[Exercise task]
Each line below should be retyped exactly, with no pictures.

[Data block]
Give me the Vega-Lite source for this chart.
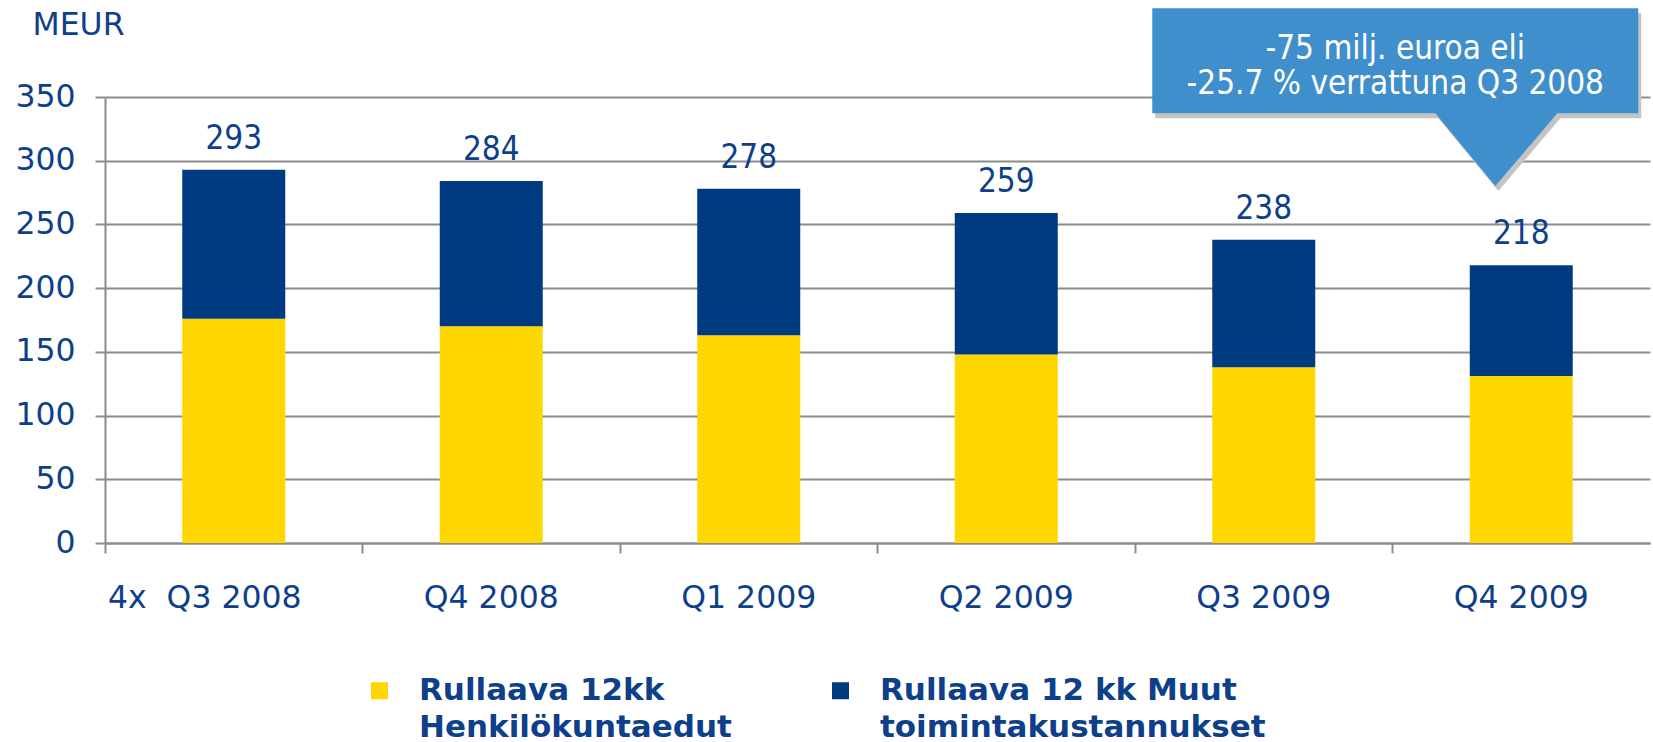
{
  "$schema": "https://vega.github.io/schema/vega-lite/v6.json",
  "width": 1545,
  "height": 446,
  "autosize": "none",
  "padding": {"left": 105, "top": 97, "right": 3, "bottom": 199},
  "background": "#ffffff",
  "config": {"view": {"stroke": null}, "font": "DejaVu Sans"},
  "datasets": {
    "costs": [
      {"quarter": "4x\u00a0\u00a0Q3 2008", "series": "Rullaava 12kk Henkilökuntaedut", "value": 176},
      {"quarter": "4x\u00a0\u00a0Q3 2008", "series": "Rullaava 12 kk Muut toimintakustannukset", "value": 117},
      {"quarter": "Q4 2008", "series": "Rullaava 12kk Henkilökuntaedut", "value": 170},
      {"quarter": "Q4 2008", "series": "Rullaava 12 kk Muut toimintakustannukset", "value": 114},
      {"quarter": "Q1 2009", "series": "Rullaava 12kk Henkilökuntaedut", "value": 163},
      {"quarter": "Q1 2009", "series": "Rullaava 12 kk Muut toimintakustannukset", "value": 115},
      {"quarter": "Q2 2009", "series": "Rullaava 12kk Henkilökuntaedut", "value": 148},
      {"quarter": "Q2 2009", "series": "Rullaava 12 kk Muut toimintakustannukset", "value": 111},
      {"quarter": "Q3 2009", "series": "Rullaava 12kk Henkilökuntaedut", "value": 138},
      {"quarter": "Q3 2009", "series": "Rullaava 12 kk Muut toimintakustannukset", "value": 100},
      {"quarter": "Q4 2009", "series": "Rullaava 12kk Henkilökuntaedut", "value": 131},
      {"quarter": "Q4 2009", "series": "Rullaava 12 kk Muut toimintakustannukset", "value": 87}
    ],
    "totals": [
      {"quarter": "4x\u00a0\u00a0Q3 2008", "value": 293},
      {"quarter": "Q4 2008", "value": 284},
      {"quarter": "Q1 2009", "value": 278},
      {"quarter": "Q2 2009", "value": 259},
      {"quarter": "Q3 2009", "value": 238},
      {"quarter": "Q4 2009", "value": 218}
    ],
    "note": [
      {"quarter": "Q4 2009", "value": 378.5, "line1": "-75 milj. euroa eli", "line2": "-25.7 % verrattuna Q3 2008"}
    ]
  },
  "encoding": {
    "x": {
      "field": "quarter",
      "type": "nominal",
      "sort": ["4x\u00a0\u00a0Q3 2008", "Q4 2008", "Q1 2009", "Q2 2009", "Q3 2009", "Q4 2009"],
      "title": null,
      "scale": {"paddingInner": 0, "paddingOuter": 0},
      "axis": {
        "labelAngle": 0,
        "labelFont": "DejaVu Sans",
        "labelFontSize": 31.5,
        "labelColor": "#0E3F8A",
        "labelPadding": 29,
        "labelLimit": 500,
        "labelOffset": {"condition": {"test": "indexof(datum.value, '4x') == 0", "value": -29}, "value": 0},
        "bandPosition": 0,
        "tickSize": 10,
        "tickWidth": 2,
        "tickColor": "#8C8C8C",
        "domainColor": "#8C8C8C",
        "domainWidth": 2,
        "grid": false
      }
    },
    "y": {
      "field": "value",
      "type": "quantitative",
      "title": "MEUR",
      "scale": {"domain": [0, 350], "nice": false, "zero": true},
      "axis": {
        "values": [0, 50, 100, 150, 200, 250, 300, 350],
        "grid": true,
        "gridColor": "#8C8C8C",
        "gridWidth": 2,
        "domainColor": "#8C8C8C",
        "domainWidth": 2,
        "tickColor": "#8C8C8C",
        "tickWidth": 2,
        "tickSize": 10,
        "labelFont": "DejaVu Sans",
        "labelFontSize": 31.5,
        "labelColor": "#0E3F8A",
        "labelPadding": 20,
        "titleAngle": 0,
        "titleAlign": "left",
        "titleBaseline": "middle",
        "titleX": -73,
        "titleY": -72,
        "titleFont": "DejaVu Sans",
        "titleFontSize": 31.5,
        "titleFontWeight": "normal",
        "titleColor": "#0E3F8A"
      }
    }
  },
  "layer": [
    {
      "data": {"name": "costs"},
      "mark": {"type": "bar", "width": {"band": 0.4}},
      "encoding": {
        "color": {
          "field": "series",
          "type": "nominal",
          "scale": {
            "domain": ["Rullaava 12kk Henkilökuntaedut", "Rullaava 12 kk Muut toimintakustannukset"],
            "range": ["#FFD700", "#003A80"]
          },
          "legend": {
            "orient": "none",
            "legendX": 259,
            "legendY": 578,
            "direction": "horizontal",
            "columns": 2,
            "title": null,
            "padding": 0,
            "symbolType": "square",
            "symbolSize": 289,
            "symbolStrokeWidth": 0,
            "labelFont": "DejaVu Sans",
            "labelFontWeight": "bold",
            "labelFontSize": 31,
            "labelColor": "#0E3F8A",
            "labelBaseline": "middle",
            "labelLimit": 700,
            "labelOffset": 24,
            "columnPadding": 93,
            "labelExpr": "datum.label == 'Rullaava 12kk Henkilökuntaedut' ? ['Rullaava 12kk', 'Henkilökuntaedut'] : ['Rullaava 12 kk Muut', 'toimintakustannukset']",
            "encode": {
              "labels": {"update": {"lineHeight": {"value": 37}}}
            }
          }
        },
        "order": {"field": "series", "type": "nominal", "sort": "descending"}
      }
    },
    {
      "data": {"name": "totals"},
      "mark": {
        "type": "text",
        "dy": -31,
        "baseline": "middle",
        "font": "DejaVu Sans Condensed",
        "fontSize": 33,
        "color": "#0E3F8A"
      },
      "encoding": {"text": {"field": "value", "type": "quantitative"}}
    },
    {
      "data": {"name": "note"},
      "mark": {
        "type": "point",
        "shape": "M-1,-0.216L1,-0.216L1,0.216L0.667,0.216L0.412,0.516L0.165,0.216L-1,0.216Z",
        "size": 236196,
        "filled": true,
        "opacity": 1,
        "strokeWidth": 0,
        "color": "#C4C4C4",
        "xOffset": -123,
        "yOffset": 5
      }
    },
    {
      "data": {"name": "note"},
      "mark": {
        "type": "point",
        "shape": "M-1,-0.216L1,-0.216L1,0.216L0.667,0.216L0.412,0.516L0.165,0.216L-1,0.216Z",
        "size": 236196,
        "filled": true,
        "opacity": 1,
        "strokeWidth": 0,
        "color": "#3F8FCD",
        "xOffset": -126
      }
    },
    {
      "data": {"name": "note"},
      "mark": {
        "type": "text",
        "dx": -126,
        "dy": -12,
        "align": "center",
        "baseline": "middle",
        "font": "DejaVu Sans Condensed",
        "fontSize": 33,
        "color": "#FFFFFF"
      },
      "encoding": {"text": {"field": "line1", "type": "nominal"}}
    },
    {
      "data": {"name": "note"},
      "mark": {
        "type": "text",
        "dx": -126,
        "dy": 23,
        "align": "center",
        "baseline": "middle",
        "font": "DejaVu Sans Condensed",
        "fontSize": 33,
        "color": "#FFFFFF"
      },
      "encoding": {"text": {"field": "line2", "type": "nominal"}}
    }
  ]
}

[Response to the task]
Give me the Vega-Lite source for this chart.
{
  "$schema": "https://vega.github.io/schema/vega-lite/v6.json",
  "width": 1545,
  "height": 446,
  "autosize": "none",
  "padding": {"left": 105, "top": 97, "right": 3, "bottom": 199},
  "background": "#ffffff",
  "config": {"view": {"stroke": null}, "font": "DejaVu Sans"},
  "datasets": {
    "costs": [
      {"quarter": "4x\u00a0\u00a0Q3 2008", "series": "Rullaava 12kk Henkilökuntaedut", "value": 176},
      {"quarter": "4x\u00a0\u00a0Q3 2008", "series": "Rullaava 12 kk Muut toimintakustannukset", "value": 117},
      {"quarter": "Q4 2008", "series": "Rullaava 12kk Henkilökuntaedut", "value": 170},
      {"quarter": "Q4 2008", "series": "Rullaava 12 kk Muut toimintakustannukset", "value": 114},
      {"quarter": "Q1 2009", "series": "Rullaava 12kk Henkilökuntaedut", "value": 163},
      {"quarter": "Q1 2009", "series": "Rullaava 12 kk Muut toimintakustannukset", "value": 115},
      {"quarter": "Q2 2009", "series": "Rullaava 12kk Henkilökuntaedut", "value": 148},
      {"quarter": "Q2 2009", "series": "Rullaava 12 kk Muut toimintakustannukset", "value": 111},
      {"quarter": "Q3 2009", "series": "Rullaava 12kk Henkilökuntaedut", "value": 138},
      {"quarter": "Q3 2009", "series": "Rullaava 12 kk Muut toimintakustannukset", "value": 100},
      {"quarter": "Q4 2009", "series": "Rullaava 12kk Henkilökuntaedut", "value": 131},
      {"quarter": "Q4 2009", "series": "Rullaava 12 kk Muut toimintakustannukset", "value": 87}
    ],
    "totals": [
      {"quarter": "4x\u00a0\u00a0Q3 2008", "value": 293},
      {"quarter": "Q4 2008", "value": 284},
      {"quarter": "Q1 2009", "value": 278},
      {"quarter": "Q2 2009", "value": 259},
      {"quarter": "Q3 2009", "value": 238},
      {"quarter": "Q4 2009", "value": 218}
    ],
    "note": [
      {"quarter": "Q4 2009", "value": 378.5, "line1": "-75 milj. euroa eli", "line2": "-25.7 % verrattuna Q3 2008"}
    ]
  },
  "encoding": {
    "x": {
      "field": "quarter",
      "type": "nominal",
      "sort": ["4x\u00a0\u00a0Q3 2008", "Q4 2008", "Q1 2009", "Q2 2009", "Q3 2009", "Q4 2009"],
      "title": null,
      "scale": {"paddingInner": 0, "paddingOuter": 0},
      "axis": {
        "labelAngle": 0,
        "labelFont": "DejaVu Sans",
        "labelFontSize": 31.5,
        "labelColor": "#0E3F8A",
        "labelPadding": 29,
        "labelLimit": 500,
        "labelOffset": {"condition": {"test": "indexof(datum.value, '4x') == 0", "value": -29}, "value": 0},
        "bandPosition": 0,
        "tickSize": 10,
        "tickWidth": 2,
        "tickColor": "#8C8C8C",
        "domainColor": "#8C8C8C",
        "domainWidth": 2,
        "grid": false
      }
    },
    "y": {
      "field": "value",
      "type": "quantitative",
      "title": "MEUR",
      "scale": {"domain": [0, 350], "nice": false, "zero": true},
      "axis": {
        "values": [0, 50, 100, 150, 200, 250, 300, 350],
        "grid": true,
        "gridColor": "#8C8C8C",
        "gridWidth": 2,
        "domainColor": "#8C8C8C",
        "domainWidth": 2,
        "tickColor": "#8C8C8C",
        "tickWidth": 2,
        "tickSize": 10,
        "labelFont": "DejaVu Sans",
        "labelFontSize": 31.5,
        "labelColor": "#0E3F8A",
        "labelPadding": 20,
        "titleAngle": 0,
        "titleAlign": "left",
        "titleBaseline": "middle",
        "titleX": -73,
        "titleY": -72,
        "titleFont": "DejaVu Sans",
        "titleFontSize": 31.5,
        "titleFontWeight": "normal",
        "titleColor": "#0E3F8A"
      }
    }
  },
  "layer": [
    {
      "data": {"name": "costs"},
      "mark": {"type": "bar", "width": {"band": 0.4}},
      "encoding": {
        "color": {
          "field": "series",
          "type": "nominal",
          "scale": {
            "domain": ["Rullaava 12kk Henkilökuntaedut", "Rullaava 12 kk Muut toimintakustannukset"],
            "range": ["#FFD700", "#003A80"]
          },
          "legend": {
            "orient": "none",
            "legendX": 259,
            "legendY": 578,
            "direction": "horizontal",
            "columns": 2,
            "title": null,
            "padding": 0,
            "symbolType": "square",
            "symbolSize": 289,
            "symbolStrokeWidth": 0,
            "labelFont": "DejaVu Sans",
            "labelFontWeight": "bold",
            "labelFontSize": 31,
            "labelColor": "#0E3F8A",
            "labelBaseline": "middle",
            "labelLimit": 700,
            "labelOffset": 24,
            "columnPadding": 93,
            "labelExpr": "datum.label == 'Rullaava 12kk Henkilökuntaedut' ? ['Rullaava 12kk', 'Henkilökuntaedut'] : ['Rullaava 12 kk Muut', 'toimintakustannukset']",
            "encode": {
              "labels": {"update": {"lineHeight": {"value": 37}}}
            }
          }
        },
        "order": {"field": "series", "type": "nominal", "sort": "descending"}
      }
    },
    {
      "data": {"name": "totals"},
      "mark": {
        "type": "text",
        "dy": -31,
        "baseline": "middle",
        "font": "DejaVu Sans Condensed",
        "fontSize": 33,
        "color": "#0E3F8A"
      },
      "encoding": {"text": {"field": "value", "type": "quantitative"}}
    },
    {
      "data": {"name": "note"},
      "mark": {
        "type": "point",
        "shape": "M-1,-0.216L1,-0.216L1,0.216L0.667,0.216L0.412,0.516L0.165,0.216L-1,0.216Z",
        "size": 236196,
        "filled": true,
        "opacity": 1,
        "strokeWidth": 0,
        "color": "#C4C4C4",
        "xOffset": -123,
        "yOffset": 5
      }
    },
    {
      "data": {"name": "note"},
      "mark": {
        "type": "point",
        "shape": "M-1,-0.216L1,-0.216L1,0.216L0.667,0.216L0.412,0.516L0.165,0.216L-1,0.216Z",
        "size": 236196,
        "filled": true,
        "opacity": 1,
        "strokeWidth": 0,
        "color": "#3F8FCD",
        "xOffset": -126
      }
    },
    {
      "data": {"name": "note"},
      "mark": {
        "type": "text",
        "dx": -126,
        "dy": -12,
        "align": "center",
        "baseline": "middle",
        "font": "DejaVu Sans Condensed",
        "fontSize": 33,
        "color": "#FFFFFF"
      },
      "encoding": {"text": {"field": "line1", "type": "nominal"}}
    },
    {
      "data": {"name": "note"},
      "mark": {
        "type": "text",
        "dx": -126,
        "dy": 23,
        "align": "center",
        "baseline": "middle",
        "font": "DejaVu Sans Condensed",
        "fontSize": 33,
        "color": "#FFFFFF"
      },
      "encoding": {"text": {"field": "line2", "type": "nominal"}}
    }
  ]
}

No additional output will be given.